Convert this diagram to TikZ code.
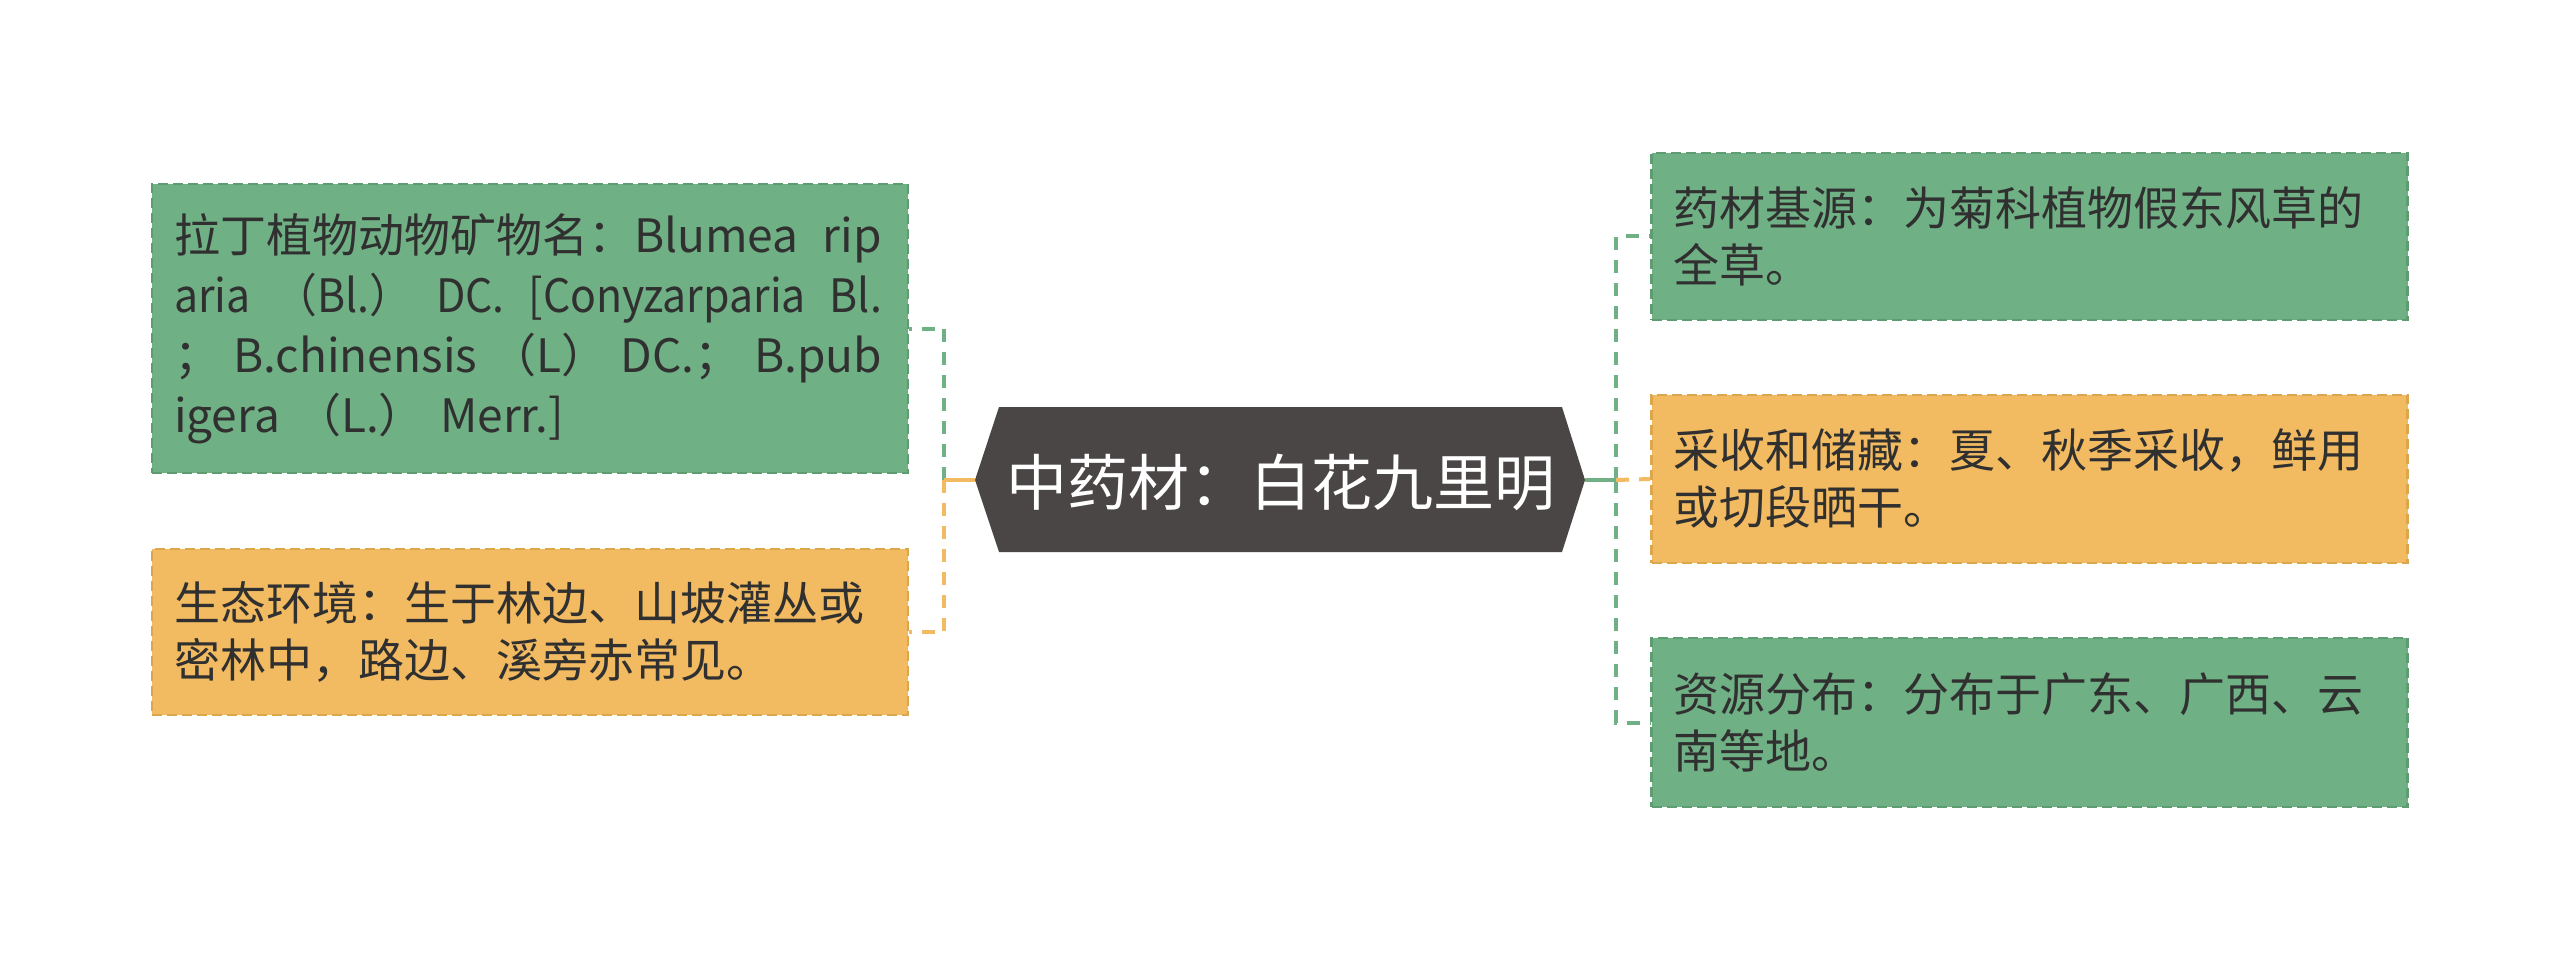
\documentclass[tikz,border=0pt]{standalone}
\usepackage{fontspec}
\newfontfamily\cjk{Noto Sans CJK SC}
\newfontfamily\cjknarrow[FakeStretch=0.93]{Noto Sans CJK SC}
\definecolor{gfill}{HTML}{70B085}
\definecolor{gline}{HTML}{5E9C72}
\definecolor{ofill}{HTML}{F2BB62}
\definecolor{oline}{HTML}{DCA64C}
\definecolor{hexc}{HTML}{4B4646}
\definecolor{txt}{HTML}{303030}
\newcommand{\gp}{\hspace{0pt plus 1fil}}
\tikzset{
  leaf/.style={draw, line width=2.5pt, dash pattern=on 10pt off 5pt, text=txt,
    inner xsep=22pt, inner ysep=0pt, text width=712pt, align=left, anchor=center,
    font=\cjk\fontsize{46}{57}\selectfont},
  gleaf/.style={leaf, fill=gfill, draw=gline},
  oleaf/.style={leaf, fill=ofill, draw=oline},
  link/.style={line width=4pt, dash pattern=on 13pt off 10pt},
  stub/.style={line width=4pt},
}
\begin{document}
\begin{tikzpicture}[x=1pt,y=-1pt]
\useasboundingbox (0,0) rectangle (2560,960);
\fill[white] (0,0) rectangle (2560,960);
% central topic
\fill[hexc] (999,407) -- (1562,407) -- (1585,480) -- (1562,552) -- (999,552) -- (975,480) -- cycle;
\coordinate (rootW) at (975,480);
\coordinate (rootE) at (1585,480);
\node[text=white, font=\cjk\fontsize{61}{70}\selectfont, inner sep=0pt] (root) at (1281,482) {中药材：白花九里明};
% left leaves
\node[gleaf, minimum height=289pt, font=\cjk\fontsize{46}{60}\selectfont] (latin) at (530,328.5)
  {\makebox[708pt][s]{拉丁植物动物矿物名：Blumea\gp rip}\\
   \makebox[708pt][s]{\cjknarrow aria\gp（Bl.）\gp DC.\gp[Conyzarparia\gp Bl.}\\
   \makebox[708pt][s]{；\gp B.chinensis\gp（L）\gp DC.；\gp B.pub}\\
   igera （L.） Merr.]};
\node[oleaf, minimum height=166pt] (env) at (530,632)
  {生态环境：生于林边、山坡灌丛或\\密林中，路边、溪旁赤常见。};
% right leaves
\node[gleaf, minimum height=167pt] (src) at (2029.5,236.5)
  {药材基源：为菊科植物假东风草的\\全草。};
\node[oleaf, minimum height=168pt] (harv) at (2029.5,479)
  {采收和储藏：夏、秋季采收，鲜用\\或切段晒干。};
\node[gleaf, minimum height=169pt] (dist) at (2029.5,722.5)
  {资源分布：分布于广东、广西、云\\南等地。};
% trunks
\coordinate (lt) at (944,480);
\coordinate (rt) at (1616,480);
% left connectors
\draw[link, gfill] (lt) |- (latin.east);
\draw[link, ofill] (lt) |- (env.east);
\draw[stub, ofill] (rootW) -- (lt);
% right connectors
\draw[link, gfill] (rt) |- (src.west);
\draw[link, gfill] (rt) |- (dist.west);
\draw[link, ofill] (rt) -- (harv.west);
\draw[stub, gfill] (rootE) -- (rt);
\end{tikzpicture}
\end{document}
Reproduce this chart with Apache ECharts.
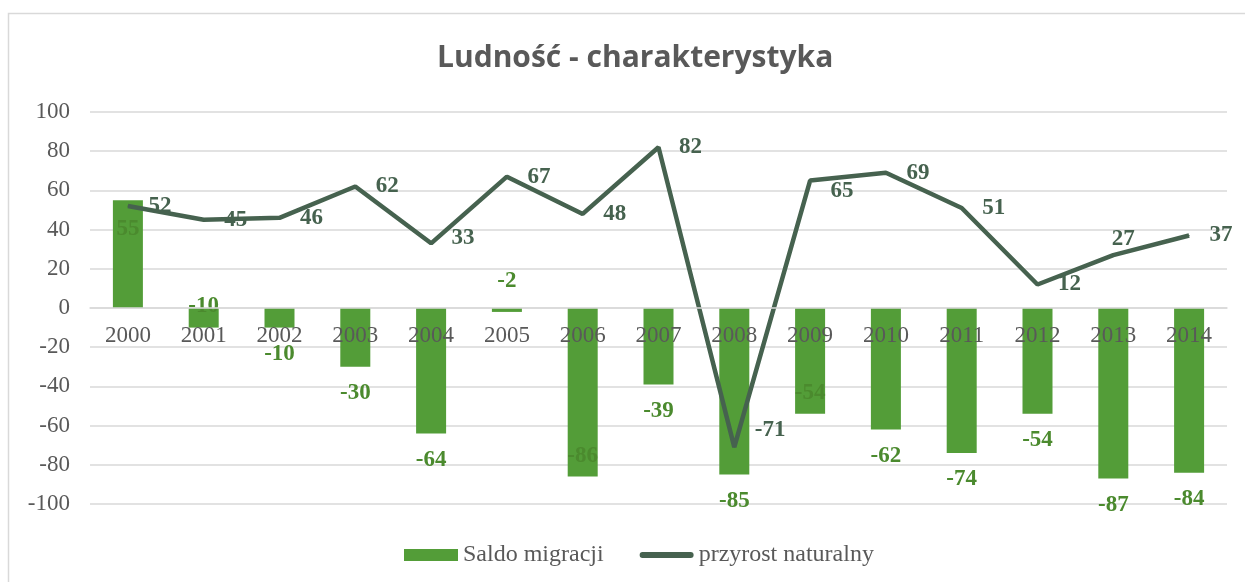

++++

• [Work to be completed] Make a word-for-word copy of the entries, without any pictures.

• [Reply to the exercise]
Convert this diagram to TikZ code.
\documentclass[tikz,border=0pt]{standalone}
\usepackage{fontspec}
\newfontfamily\cjk{Noto Sans CJK SC}
\newfontfamily\cjknarrow[FakeStretch=0.93]{Noto Sans CJK SC}
\definecolor{gfill}{HTML}{70B085}
\definecolor{gline}{HTML}{5E9C72}
\definecolor{ofill}{HTML}{F2BB62}
\definecolor{oline}{HTML}{DCA64C}
\definecolor{hexc}{HTML}{4B4646}
\definecolor{txt}{HTML}{303030}
\newcommand{\gp}{\hspace{0pt plus 1fil}}
\tikzset{
  leaf/.style={draw, line width=2.5pt, dash pattern=on 10pt off 5pt, text=txt,
    inner xsep=22pt, inner ysep=0pt, text width=712pt, align=left, anchor=center,
    font=\cjk\fontsize{46}{57}\selectfont},
  gleaf/.style={leaf, fill=gfill, draw=gline},
  oleaf/.style={leaf, fill=ofill, draw=oline},
  link/.style={line width=4pt, dash pattern=on 13pt off 10pt},
  stub/.style={line width=4pt},
}
\begin{document}
\begin{tikzpicture}[x=1pt,y=-1pt]
\useasboundingbox (0,0) rectangle (2560,960);
\fill[white] (0,0) rectangle (2560,960);
% central topic
\fill[hexc] (999,407) -- (1562,407) -- (1585,480) -- (1562,552) -- (999,552) -- (975,480) -- cycle;
\coordinate (rootW) at (975,480);
\coordinate (rootE) at (1585,480);
\node[text=white, font=\cjk\fontsize{61}{70}\selectfont, inner sep=0pt] (root) at (1281,482) {中药材：白花九里明};
% left leaves
\node[gleaf, minimum height=289pt, font=\cjk\fontsize{46}{60}\selectfont] (latin) at (530,328.5)
  {\makebox[708pt][s]{拉丁植物动物矿物名：Blumea\gp rip}\\
   \makebox[708pt][s]{\cjknarrow aria\gp（Bl.）\gp DC.\gp[Conyzarparia\gp Bl.}\\
   \makebox[708pt][s]{；\gp B.chinensis\gp（L）\gp DC.；\gp B.pub}\\
   igera （L.） Merr.]};
\node[oleaf, minimum height=166pt] (env) at (530,632)
  {生态环境：生于林边、山坡灌丛或\\密林中，路边、溪旁赤常见。};
% right leaves
\node[gleaf, minimum height=167pt] (src) at (2029.5,236.5)
  {药材基源：为菊科植物假东风草的\\全草。};
\node[oleaf, minimum height=168pt] (harv) at (2029.5,479)
  {采收和储藏：夏、秋季采收，鲜用\\或切段晒干。};
\node[gleaf, minimum height=169pt] (dist) at (2029.5,722.5)
  {资源分布：分布于广东、广西、云\\南等地。};
% trunks
\coordinate (lt) at (944,480);
\coordinate (rt) at (1616,480);
% left connectors
\draw[link, gfill] (lt) |- (latin.east);
\draw[link, ofill] (lt) |- (env.east);
\draw[stub, ofill] (rootW) -- (lt);
% right connectors
\draw[link, gfill] (rt) |- (src.west);
\draw[link, gfill] (rt) |- (dist.west);
\draw[link, ofill] (rt) -- (harv.west);
\draw[stub, gfill] (rootE) -- (rt);
\end{tikzpicture}
\end{document}
Reproduce this chart with Apache ECharts.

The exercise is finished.